◆ What is expected: Retype nothing but the lines from the start of the material up to and including the line with "width=249pt,minimum height=142pt] (b24)". Pictures don't belong in the copy.

◇ ◇ ◇ ◇

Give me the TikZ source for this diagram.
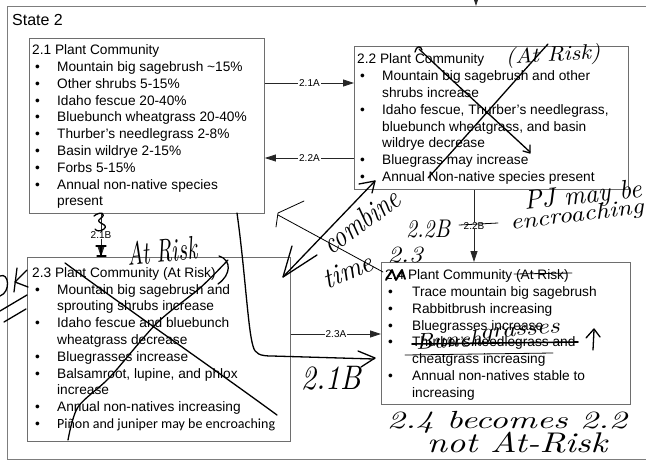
\documentclass[tikz,border=0pt]{standalone}
\usepackage{fontspec}
\usepackage{graphicx}
\newfontfamily\arial{Liberation Sans}
\newfontfamily\calib{Carlito}
\usetikzlibrary{arrows.meta}
\definecolor{boxgray}{HTML}{6E6E6E}
\newcommand\bul{\makebox[25pt][l]{\hspace{3pt}\textbullet}}
\newcommand\bulw{\makebox[27pt][l]{\hspace{3pt}\textbullet}}
\newcommand\hdr[1]{\multicolumn{2}{@{}l@{}}{#1}}
\newcommand\hw[3]{\resizebox*{#1pt}{#2pt}{\itshape #3}}
\begin{document}
\begin{tikzpicture}[x=1pt,y=-1pt,
  boxst/.style={draw=boxgray,line width=0.9pt,anchor=north west,inner sep=0pt},
  txt/.style={anchor=north west,inner sep=0pt,font=\arial\fontsize{13.7}{16.8}\selectfont},
  conn/.style={draw=black!85,line width=0.8pt,-{Triangle[length=11pt,width=7pt]}},
  lab/.style={fill=white,inner xsep=1pt,inner ysep=0pt,font=\arial\fontsize{10}{12}\selectfont},
  pen/.style={draw=black,line width=1.3pt,line cap=round,line join=round},
  thinpen/.style={draw=black,line width=0.8pt,line cap=round,line join=round},
  hand/.style={inner sep=0pt}]
\useasboundingbox (0,0) rectangle (646,461);
\clip (0,0) rectangle (646,461);
\fill[white] (0,0) rectangle (646,461);

% outer state box
\node[boxst,draw=boxgray!90,minimum width=680pt,minimum height=453pt] (state) at (7,6) {};
\node[anchor=base west,inner sep=0pt,font=\arial\fontsize{16}{19}\selectfont] (stitle) at (12,25) {State 2};
\coordinate (topin) at (476,-8);
\draw[conn] (topin) -- (topin |- state.north);

% boxes
\node[boxst,minimum width=235pt,minimum height=175pt] (b21) at (29,38) {};
\node[boxst,minimum width=274pt,minimum height=143pt] (b22) at (354,46) {};
\node[boxst,minimum width=263pt,minimum height=184pt] (b23) at (27,257) {};
\node[boxst,minimum width=249pt,minimum height=142pt] (b24) at (381,262) {};

\node[txt] (t21) at (32,42.7) {\begin{tabular}{@{}l@{}l@{}}
\hdr{2.1 Plant Community}\\
\bul & Mountain big sagebrush \textasciitilde15\%\\
\bul & Other shrubs 5-15\%\\
\bul & Idaho fescue 20-40\%\\
\bul & Bluebunch wheatgrass 20-40\%\\
\bul & Thurber’s needlegrass 2-8\%\\
\bul & Basin wildrye 2-15\%\\
\bul & Forbs 5-15\%\\
\bul & Annual non-native species\\
 & present
\end{tabular}};

\node[txt] (t22) at (357,52) {\begin{tabular}{@{}l@{}l@{}}
\hdr{2.2 Plant Community}\\
\bul & Mountain big sagebrush and other\\
 & shrubs increase\\
\bul & Idaho fescue, Thurber’s needlegrass,\\
 & bluebunch wheatgrass, and basin\\
 & wildrye decrease\\
\bul & Bluegrass may increase\\
\bul & Annual Non-native species present
\end{tabular}};

\node[txt] (t23) at (32,265.3) {\begin{tabular}{@{}l@{}l@{}}
\hdr{2.3 Plant Community (At Risk)}\\
\bul & Mountain big sagebrush and\\
 & sprouting shrubs increase\\
\bul & Idaho fescue and bluebunch\\
 & wheatgrass decrease\\
\bul & Bluegrasses increase\\
\bul & Balsamroot, lupine, and phlox\\
 & increase\\
\bul & Annual non-natives increasing\\
\bul & {\calib\fontsize{14}{16.8}\selectfont Piñon and juniper may be encroaching}
\end{tabular}};

\node[txt] (t24) at (385,267.7) {\begin{tabular}{@{}l@{}l@{}}
\hdr{2.4 Plant Community (At Risk)}\\
\bulw & Trace mountain big sagebrush\\
\bulw & Rabbitbrush increasing\\
\bulw & Bluegrasses increase\\
\bulw & Thurber’s needlegrass and\\
 & cheatgrass increasing\\
\bulw & Annual non-natives stable to\\
 & increasing
\end{tabular}};

% printed connectors
\draw[conn] ([yshift=-45pt]b21.north east) -- node[lab] (l21a) {2.1A} ([yshift=-37pt]b22.north west);
\draw[conn] ([yshift=-112pt]b22.north west) -- node[lab] (l22a) {2.2A} ([yshift=-120pt]b21.north east);
\draw[conn] ([xshift=72pt]b21.south west) -- node[lab] (l21b) {2.1B} ([xshift=74pt]b23.north west);
\draw[conn] ([xshift=120pt]b22.south west) -- node[lab] (l22b) {2.2B} ([xshift=93pt]b24.north west);
\draw[conn] ([yshift=-77pt]b23.north east) -- node[lab] (l23a) {2.3A} ([yshift=-72pt]b24.north west);

% ---------- handwriting ----------
% X over 2.2
\draw[pen] (415,52) .. controls (416,46) and (421,45) .. (422,50);
\draw[pen] (419,49) .. controls (460,88) and (500,124) .. (530,152);
\draw[pen] (523,151) -- (530,153) -- (530,145);
\draw[pen] (428,178) .. controls (470,132) and (510,86) .. (548,44);
\node[hand,rotate=3] (hatrisk1) at (553,56) {\hw{95}{21}{(At Risk)}};

% PJ may be encroaching
\node[hand,rotate=6] (hpj) at (583,197) {\hw{118}{24}{PJ may be}};
\node[hand,rotate=7] (henc) at (577,216) {\hw{134}{20}{encroaching}};

% X over 2.3
\draw[pen] (65,263) .. controls (140,318) and (210,366) .. (277,415);
\draw[pen] plot[smooth] coordinates {(68,440) (78,407) (110,377) (157,323) (200,288) (228,260)};
\draw[pen] (219,256) .. controls (232,260) and (231,275) .. (218,284);
\node[hand,rotate=6] (hatrisk2) at (162,251) {\hw{70}{24}{At Risk}};

% scribble on 2.1B connector
\draw[pen] (94,216) .. controls (100,211) and (108,213) .. (100,219) .. controls (94,223) and (110,224) .. (104,229) .. controls (100,232) and (96,231) .. (95,229);
\draw[pen] (96,246) -- (106,246);
\draw[pen] (101,246) -- (101,255);
\draw[pen] (97,256) -- (106,256);

% left "ok //"
\draw[pen] (0,276) .. controls (9,272) and (11,292) .. (0,296);
\draw[pen] (17,268) -- (14,292);
\draw[pen] (27,270) -- (15,282) -- (28,287);
\draw[pen] (0,311) -- (27,295);
\draw[pen] (4,322) -- (26,309);

% combine double arrow
\draw[pen] (283,277) -- (375,181);
\draw[pen] (292,246) -- (283,277) -- (317,255);
\draw[pen] (359,184) -- (375,181) -- (372,193);
\node[hand,rotate=36] (hcomb) at (361,221) {\hw{88}{22}{combine}};
\node[hand,rotate=22] (htime) at (348,271) {\hw{52}{19}{time}};

% thin arrow from 2.4 corner
\draw[thinpen] (383,272) -- (278,215);
\draw[thinpen] (276,227) -- (278,213) -- (304,201);

% big curve 2.1B
\draw[pen] (237,213) .. controls (245,270) and (248,330) .. (253,346) .. controls (255,354) and (260,356) .. (272,356) -- (374,359);
\draw[pen] (358,351) -- (375,358) -- (361,367);
\node[hand] (h21b) at (331,378) {\hw{60}{24}{2.1B}};

% box 2.4 edits
\node[hand] (h23) at (405,255) {\hw{35}{16}{2.3}};
\node[hand] (h22b) at (428,229) {\hw{44}{18}{2.2B}};
\draw[thinpen] (459,225) -- (498,223);
\draw[pen,line width=1.8pt] (386,280) -- (392,270) -- (396,280) -- (402,270) -- (405,279);
\draw[thinpen] (514,274) -- (572,273);
\draw[pen,line width=1.6pt] (412,344) -- (578,342);
\draw[thinpen] (405,355) -- (553,353);
\node[hand,rotate=3] (hbunch) at (449,340) {\hw{66}{16}{Bunch}};
\node[hand,rotate=5] (hgrass) at (520,333) {\hw{80}{14}{grasses}};
\draw[pen] (593,350) -- (594,330);
\draw[pen] (586,338) -- (594,329) -- (600,337);

% bottom notes
\node[hand] (hbec) at (507,422) {\hw{240}{22}{2.4 becomes 2.2}};
\node[hand] (hnot) at (517,443) {\hw{180}{21}{not At-Risk}};
\end{tikzpicture}
\end{document}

◇ ◇ ◇ ◇

◆ Finished exercise:
Give me the TikZ source for this diagram.
\documentclass[tikz,border=0pt]{standalone}
\usepackage{fontspec}
\usepackage{graphicx}
\newfontfamily\arial{Liberation Sans}
\newfontfamily\calib{Carlito}
\usetikzlibrary{arrows.meta}
\definecolor{boxgray}{HTML}{6E6E6E}
\newcommand\bul{\makebox[25pt][l]{\hspace{3pt}\textbullet}}
\newcommand\bulw{\makebox[27pt][l]{\hspace{3pt}\textbullet}}
\newcommand\hdr[1]{\multicolumn{2}{@{}l@{}}{#1}}
\newcommand\hw[3]{\resizebox*{#1pt}{#2pt}{\itshape #3}}
\begin{document}
\begin{tikzpicture}[x=1pt,y=-1pt,
  boxst/.style={draw=boxgray,line width=0.9pt,anchor=north west,inner sep=0pt},
  txt/.style={anchor=north west,inner sep=0pt,font=\arial\fontsize{13.7}{16.8}\selectfont},
  conn/.style={draw=black!85,line width=0.8pt,-{Triangle[length=11pt,width=7pt]}},
  lab/.style={fill=white,inner xsep=1pt,inner ysep=0pt,font=\arial\fontsize{10}{12}\selectfont},
  pen/.style={draw=black,line width=1.3pt,line cap=round,line join=round},
  thinpen/.style={draw=black,line width=0.8pt,line cap=round,line join=round},
  hand/.style={inner sep=0pt}]
\useasboundingbox (0,0) rectangle (646,461);
\clip (0,0) rectangle (646,461);
\fill[white] (0,0) rectangle (646,461);

% outer state box
\node[boxst,draw=boxgray!90,minimum width=680pt,minimum height=453pt] (state) at (7,6) {};
\node[anchor=base west,inner sep=0pt,font=\arial\fontsize{16}{19}\selectfont] (stitle) at (12,25) {State 2};
\coordinate (topin) at (476,-8);
\draw[conn] (topin) -- (topin |- state.north);

% boxes
\node[boxst,minimum width=235pt,minimum height=175pt] (b21) at (29,38) {};
\node[boxst,minimum width=274pt,minimum height=143pt] (b22) at (354,46) {};
\node[boxst,minimum width=263pt,minimum height=184pt] (b23) at (27,257) {};
\node[boxst,minimum width=249pt,minimum height=142pt] (b24) at (381,262) {};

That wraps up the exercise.